> _Problem to solve_
Transcribe the lines from the start of the data below through the line with "7.9, 9.2, 10.0]", word for word and nothing more.

[BEGIN Source data]

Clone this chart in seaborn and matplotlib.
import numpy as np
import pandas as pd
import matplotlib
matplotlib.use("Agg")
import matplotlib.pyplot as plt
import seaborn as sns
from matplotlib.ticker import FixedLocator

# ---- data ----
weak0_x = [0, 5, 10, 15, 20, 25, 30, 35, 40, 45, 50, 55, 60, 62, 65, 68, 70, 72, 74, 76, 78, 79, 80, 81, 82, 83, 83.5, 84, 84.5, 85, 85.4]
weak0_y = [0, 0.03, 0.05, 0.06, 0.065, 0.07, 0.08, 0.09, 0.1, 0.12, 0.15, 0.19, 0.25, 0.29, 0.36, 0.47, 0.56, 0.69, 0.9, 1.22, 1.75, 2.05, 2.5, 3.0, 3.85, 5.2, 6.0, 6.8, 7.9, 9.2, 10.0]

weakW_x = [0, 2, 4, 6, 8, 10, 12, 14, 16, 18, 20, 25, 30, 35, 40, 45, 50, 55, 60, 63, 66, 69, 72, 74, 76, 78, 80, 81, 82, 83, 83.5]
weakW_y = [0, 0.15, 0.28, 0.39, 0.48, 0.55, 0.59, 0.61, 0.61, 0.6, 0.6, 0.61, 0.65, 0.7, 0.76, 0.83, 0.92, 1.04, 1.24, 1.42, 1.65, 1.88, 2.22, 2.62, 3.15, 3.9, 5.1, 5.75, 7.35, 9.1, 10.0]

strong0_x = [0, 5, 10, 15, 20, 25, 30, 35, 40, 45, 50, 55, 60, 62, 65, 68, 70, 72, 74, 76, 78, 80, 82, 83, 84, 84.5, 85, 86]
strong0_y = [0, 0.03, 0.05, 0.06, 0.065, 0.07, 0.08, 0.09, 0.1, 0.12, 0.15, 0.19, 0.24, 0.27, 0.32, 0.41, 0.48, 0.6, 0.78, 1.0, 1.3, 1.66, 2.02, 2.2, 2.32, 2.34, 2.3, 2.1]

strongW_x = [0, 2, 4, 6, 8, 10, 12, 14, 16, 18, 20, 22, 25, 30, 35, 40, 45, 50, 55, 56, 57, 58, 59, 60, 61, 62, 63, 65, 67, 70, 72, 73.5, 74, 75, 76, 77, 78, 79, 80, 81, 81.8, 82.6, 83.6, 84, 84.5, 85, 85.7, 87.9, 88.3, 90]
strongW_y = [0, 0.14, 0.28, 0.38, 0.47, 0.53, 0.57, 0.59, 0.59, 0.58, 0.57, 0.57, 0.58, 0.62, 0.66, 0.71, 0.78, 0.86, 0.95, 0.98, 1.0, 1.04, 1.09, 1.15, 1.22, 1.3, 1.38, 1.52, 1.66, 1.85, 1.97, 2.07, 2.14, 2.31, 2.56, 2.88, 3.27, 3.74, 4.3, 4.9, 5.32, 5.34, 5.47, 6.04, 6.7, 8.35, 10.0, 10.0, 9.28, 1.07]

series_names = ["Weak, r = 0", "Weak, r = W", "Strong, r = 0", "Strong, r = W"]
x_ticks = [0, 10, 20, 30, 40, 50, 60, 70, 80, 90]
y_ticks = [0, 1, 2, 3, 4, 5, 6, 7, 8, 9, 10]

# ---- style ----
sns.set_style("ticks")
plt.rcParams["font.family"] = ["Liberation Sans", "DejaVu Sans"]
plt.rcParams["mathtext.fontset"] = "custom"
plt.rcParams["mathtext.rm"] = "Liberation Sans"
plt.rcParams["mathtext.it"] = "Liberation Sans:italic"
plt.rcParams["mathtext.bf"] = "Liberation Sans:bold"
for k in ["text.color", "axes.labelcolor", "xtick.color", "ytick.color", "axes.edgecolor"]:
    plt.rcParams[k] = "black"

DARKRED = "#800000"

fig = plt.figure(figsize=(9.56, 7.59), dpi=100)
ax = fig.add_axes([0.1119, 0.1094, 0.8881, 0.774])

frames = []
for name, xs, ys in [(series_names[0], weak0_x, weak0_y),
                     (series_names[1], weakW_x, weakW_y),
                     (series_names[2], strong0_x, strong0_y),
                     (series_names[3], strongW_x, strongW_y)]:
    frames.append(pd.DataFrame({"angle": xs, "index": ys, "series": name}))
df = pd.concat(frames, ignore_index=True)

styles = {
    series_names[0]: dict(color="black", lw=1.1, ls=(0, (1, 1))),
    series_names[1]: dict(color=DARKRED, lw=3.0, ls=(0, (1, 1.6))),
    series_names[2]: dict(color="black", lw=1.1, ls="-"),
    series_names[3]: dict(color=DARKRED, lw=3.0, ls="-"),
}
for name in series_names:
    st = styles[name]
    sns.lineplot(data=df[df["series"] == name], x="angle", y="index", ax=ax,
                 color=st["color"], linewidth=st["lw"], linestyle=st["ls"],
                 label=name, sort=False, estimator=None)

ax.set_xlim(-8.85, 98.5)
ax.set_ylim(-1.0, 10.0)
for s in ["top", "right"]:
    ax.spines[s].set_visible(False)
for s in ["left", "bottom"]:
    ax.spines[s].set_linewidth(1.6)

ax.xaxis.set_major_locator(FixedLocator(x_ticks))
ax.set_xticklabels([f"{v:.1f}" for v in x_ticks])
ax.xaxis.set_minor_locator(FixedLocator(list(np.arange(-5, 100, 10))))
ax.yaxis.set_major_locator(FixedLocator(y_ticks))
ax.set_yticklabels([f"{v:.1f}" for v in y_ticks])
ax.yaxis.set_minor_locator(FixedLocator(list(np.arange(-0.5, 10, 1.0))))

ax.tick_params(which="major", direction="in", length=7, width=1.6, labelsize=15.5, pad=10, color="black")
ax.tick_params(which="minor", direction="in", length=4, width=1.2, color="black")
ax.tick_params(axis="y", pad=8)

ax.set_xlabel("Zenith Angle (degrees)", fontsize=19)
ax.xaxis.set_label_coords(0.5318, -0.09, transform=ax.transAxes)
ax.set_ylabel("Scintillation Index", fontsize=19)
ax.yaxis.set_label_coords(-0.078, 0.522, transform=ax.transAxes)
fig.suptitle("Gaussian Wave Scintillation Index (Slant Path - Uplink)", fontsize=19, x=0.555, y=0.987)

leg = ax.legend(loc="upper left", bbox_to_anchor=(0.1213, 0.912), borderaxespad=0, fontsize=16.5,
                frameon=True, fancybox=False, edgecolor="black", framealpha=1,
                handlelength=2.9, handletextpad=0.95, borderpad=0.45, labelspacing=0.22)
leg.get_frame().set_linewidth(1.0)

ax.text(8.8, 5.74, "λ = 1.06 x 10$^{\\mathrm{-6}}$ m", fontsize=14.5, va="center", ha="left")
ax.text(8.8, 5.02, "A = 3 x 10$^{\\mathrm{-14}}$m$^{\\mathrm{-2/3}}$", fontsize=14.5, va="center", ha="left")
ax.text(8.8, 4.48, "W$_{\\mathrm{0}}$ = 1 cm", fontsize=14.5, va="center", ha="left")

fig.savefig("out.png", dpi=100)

[END Source data]

> _Problem solution_
Clone this chart in seaborn and matplotlib.
import numpy as np
import pandas as pd
import matplotlib
matplotlib.use("Agg")
import matplotlib.pyplot as plt
import seaborn as sns
from matplotlib.ticker import FixedLocator

# ---- data ----
weak0_x = [0, 5, 10, 15, 20, 25, 30, 35, 40, 45, 50, 55, 60, 62, 65, 68, 70, 72, 74, 76, 78, 79, 80, 81, 82, 83, 83.5, 84, 84.5, 85, 85.4]
weak0_y = [0, 0.03, 0.05, 0.06, 0.065, 0.07, 0.08, 0.09, 0.1, 0.12, 0.15, 0.19, 0.25, 0.29, 0.36, 0.47, 0.56, 0.69, 0.9, 1.22, 1.75, 2.05, 2.5, 3.0, 3.85, 5.2, 6.0, 6.8, 7.9, 9.2, 10.0]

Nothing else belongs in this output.